New York Post





By DAVID SEIFMAN City Hall Bureau Chief


March 1, 2007 -- Agents from the Department of Investigation raided the city's Board of Elections yesterday in what was described as a "criminal investigation," The Post has learned.


Sources said the investigators showed up at the board's Bronx office and Manhattan headquarters Tuesday and yesterday and ordered workers to leave their offices so they could copy records unhindered.


"They told people to vacate their offices and to give them full access," said one source. "All they said is, this is part of a criminal investigation."


The agents spent five hours Tuesday and a couple of hours yesterday copying time records, personnel files, e-mails and the computer hard drives of several officials, including Executive Director John Ravitz.


One insider said the inclusion of Ravitz's computer in the round up was "standard operating procedure."


The board's e-mail system went down for about two hours as a result of the raid.


The source said that the DOI agents didn't request specific files.


"They asked us where the personnel files were and where the copying machine was," said the source. "They didn't ask for specific people. So we can't figure out what's going on."
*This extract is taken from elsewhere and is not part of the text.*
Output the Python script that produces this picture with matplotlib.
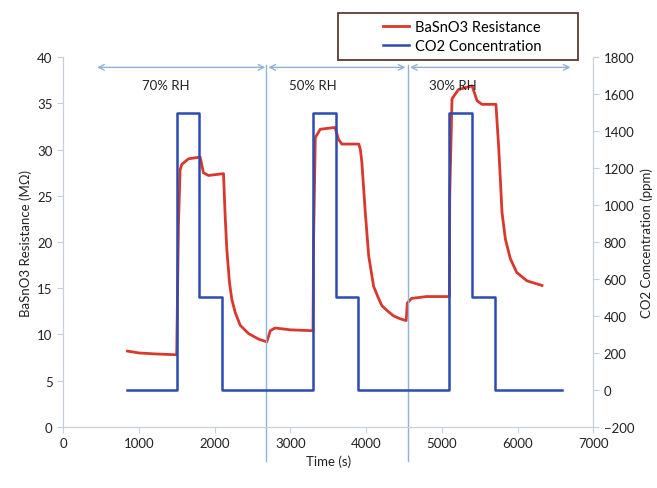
import matplotlib.pyplot as plt
from matplotlib.patches import Rectangle

plt.rcParams['font.family'] = ['Lato', 'DejaVu Sans']

# BaSnO3 resistance (MOhm) vs time (s)
t_res = [850, 1000, 1200, 1500, 1524, 1545, 1567, 1655, 1810, 1853, 1920, 2118,
         2140, 2162, 2197, 2228, 2272, 2338, 2448, 2580, 2690, 2735, 2800, 3000, 3300,
         3307, 3330, 3395, 3590, 3637, 3680, 3905,
         3925, 3945, 3990, 4035, 4100, 4160, 4210, 4290, 4365, 4450, 4530,
         4545, 4600, 4800, 5100,
         5105, 5135, 5220, 5400, 5465, 5530, 5715,
         5750, 5773, 5795, 5840, 5905, 5990, 6125, 6323]
resistance = [8.2, 8.0, 7.9, 7.8, 22.0, 27.8, 28.4, 29.0, 29.2, 27.5, 27.2, 27.4,
              22.8, 19.2, 15.6, 13.8, 12.4, 11.0, 10.1, 9.5, 9.2, 10.4, 10.7, 10.5, 10.4,
              20.0, 31.3, 32.2, 32.4, 31.1, 30.6, 30.6,
              30.0, 28.6, 23.2, 18.5, 15.2, 14.0, 13.1, 12.5, 12.0, 11.7, 11.5,
              13.4, 13.9, 14.1, 14.1,
              25.0, 35.5, 36.5, 36.9, 35.3, 34.9, 34.9,
              30.4, 26.8, 23.2, 20.3, 18.2, 16.7, 15.8, 15.3]

# CO2 concentration steps (ppm)
t_co2 = [850, 1500, 1500, 1800, 1800, 2100, 2100, 3300, 3300, 3600, 3600, 3900,
         3900, 5100, 5100, 5400, 5400, 5700, 5700, 6590]
co2 = [0, 0, 1500, 1500, 500, 500, 0, 0, 1500, 1500, 500, 500,
       0, 0, 1500, 1500, 500, 500, 0, 0]

rh_labels = ['70% RH', '50% RH', '30% RH']
rh_label_x = [1350, 3300, 5150]
rh_bounds = [(450, 2670), (2710, 4520), (4580, 6700)]
rh_switch = [2680, 4560]

red = '#d9382c'
blue = '#2b4cb3'
axis_col = '#c5d0dc'
arrow_col = '#8fb2d8'
txt = '#222222'

fig = plt.figure(figsize=(6.57, 4.89), dpi=100)
ax = fig.add_axes([0.096, 0.125, 0.807, 0.756])
ax2 = ax.twinx()

l1, = ax.plot(t_res, resistance, color=red, lw=2.0)
l2, = ax2.plot(t_co2, co2, color=blue, lw=1.8)

ax.set_xlim(0, 7000)
ax.set_ylim(0, 40)
ax2.set_ylim(-200, 1800)
ax.set_xticks(range(0, 7001, 1000))
ax.set_yticks(range(0, 41, 5))
ax2.set_yticks(range(-200, 1801, 200))

for a in (ax, ax2):
    for s in a.spines.values():
        s.set_color(axis_col)
    a.spines['top'].set_visible(False)
    a.tick_params(colors=axis_col, labelcolor=txt, labelsize=9.5, length=4)

ax.set_xlabel('Time (s)', fontsize=9.5, color=txt)
ax.set_ylabel('BaSnO3 Resistance (MΩ)', fontsize=9.5, color=txt)
ax2.set_ylabel('CO2 Concentration (ppm)', fontsize=9.5, color=txt)

# humidity regions
for x in rh_switch:
    ax.axvline(x, ymin=-0.092, ymax=0.978, color=arrow_col, lw=1, clip_on=False)
for (x0, x1), lab, lx in zip(rh_bounds, rh_labels, rh_label_x):
    ax.annotate('', xy=(x0, 38.9), xytext=(x1, 38.9),
                arrowprops=dict(arrowstyle='<->', color=arrow_col, lw=1,
                                shrinkA=0, shrinkB=0),
                annotation_clip=False)
    ax.text(lx, 37.0, lab, fontsize=9.5, ha='center', va='center', color=txt)

# legend box drawn by hand, entries centred in it
fig.patches.append(Rectangle((338 / 657, 1 - 61 / 489), 240 / 657, 47 / 489,
                             transform=fig.transFigure, fill=False,
                             edgecolor='#5a3b30', lw=1.3))
fig.legend([l1, l2], ['BaSnO3 Resistance', 'CO2 Concentration'],
           loc='center', bbox_to_anchor=(462 / 657, 1 - 37.5 / 489),
           fontsize=10.5, frameon=False, handlelength=1.8, handletextpad=0.4,
           labelspacing=0.35, borderpad=0)

fig.savefig('out.png', dpi=100)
Valerie Vazquez, a spokeswoman for the Board of Elections, confirmed the raid, but said she had no further information about what the agents were after.


"They were here," she said. "We cooperated fully with the investigation. We don't know the subject."
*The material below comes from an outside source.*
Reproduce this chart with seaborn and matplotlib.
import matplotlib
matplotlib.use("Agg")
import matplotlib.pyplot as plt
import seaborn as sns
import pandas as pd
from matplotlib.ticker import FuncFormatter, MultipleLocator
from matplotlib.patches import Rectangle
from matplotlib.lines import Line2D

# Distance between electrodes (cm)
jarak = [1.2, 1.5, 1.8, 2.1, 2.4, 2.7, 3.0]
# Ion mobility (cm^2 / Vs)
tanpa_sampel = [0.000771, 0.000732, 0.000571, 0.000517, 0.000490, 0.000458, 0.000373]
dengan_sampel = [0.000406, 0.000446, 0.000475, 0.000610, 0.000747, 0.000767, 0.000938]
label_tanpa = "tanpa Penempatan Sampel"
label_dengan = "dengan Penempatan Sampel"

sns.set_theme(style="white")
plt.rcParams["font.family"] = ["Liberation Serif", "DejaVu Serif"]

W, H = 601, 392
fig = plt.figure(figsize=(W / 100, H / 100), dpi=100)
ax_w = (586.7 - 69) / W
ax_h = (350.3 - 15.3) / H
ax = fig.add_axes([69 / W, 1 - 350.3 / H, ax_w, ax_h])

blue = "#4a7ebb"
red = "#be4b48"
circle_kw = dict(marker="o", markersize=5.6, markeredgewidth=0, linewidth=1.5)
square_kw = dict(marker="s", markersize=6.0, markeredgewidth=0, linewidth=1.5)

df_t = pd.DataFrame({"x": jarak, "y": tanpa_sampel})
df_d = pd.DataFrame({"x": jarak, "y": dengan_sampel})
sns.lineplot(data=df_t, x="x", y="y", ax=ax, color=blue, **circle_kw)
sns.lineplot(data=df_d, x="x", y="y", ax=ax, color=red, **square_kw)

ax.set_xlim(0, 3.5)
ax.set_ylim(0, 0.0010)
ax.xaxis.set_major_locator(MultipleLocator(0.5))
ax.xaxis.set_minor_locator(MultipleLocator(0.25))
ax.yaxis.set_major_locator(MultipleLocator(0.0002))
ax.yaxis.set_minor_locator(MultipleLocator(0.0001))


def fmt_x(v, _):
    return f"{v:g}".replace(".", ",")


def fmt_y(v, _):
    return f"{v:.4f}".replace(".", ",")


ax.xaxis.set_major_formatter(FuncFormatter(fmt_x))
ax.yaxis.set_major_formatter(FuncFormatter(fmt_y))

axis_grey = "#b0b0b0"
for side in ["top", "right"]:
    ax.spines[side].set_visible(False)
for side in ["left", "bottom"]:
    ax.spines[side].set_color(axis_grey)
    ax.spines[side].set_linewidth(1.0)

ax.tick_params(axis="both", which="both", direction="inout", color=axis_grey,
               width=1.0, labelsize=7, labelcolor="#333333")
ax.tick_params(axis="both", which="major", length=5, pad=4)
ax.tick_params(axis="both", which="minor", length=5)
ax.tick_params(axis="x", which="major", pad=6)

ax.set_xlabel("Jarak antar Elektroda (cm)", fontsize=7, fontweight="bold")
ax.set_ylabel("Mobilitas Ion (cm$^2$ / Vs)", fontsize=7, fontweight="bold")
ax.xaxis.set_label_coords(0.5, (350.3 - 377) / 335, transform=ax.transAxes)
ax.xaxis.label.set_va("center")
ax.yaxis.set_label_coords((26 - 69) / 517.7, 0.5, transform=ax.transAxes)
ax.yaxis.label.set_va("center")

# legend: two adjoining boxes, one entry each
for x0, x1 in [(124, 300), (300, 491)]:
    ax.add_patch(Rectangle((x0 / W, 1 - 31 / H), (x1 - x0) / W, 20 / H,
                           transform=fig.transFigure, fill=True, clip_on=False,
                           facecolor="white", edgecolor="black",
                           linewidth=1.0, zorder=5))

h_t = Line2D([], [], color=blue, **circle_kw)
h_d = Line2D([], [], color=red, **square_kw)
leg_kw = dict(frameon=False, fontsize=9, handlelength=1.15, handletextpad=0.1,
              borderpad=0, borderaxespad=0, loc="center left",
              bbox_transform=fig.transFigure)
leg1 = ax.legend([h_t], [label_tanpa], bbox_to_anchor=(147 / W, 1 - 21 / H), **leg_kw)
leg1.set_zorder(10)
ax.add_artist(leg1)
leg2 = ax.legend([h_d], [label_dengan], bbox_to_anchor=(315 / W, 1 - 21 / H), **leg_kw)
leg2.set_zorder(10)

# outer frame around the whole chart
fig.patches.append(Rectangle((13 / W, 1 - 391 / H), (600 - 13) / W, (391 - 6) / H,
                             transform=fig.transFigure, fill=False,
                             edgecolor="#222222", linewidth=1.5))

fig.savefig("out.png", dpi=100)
The fact that the Manhattan and Bronx offices were the only ones visited by the DOI led to speculation that investigators were examining possible irregularities involving board personnel who work in The Bronx.


"Manhattan is the central headquarters," explained one insider. "Manhattan has duplicates of the records in the other boroughs. But the originals are in the borough offices."


Many workers at the board are political appointees who operate under a system controlled by political party leaders that's been in place for decades.


Mayor Bloomberg is an outspoken critic of that system, charging that it's the cause of long delays in securing new voting machines mandated by the federal government.


"They have two parties that split up the patronage jobs and you should have an independent group that goes out and does what's right for the process rather than a group that sits there and trades one advantage for their party for another advantage for the other party," the mayor has said.


DOI spokeswoman Diane Struzzi declined comment.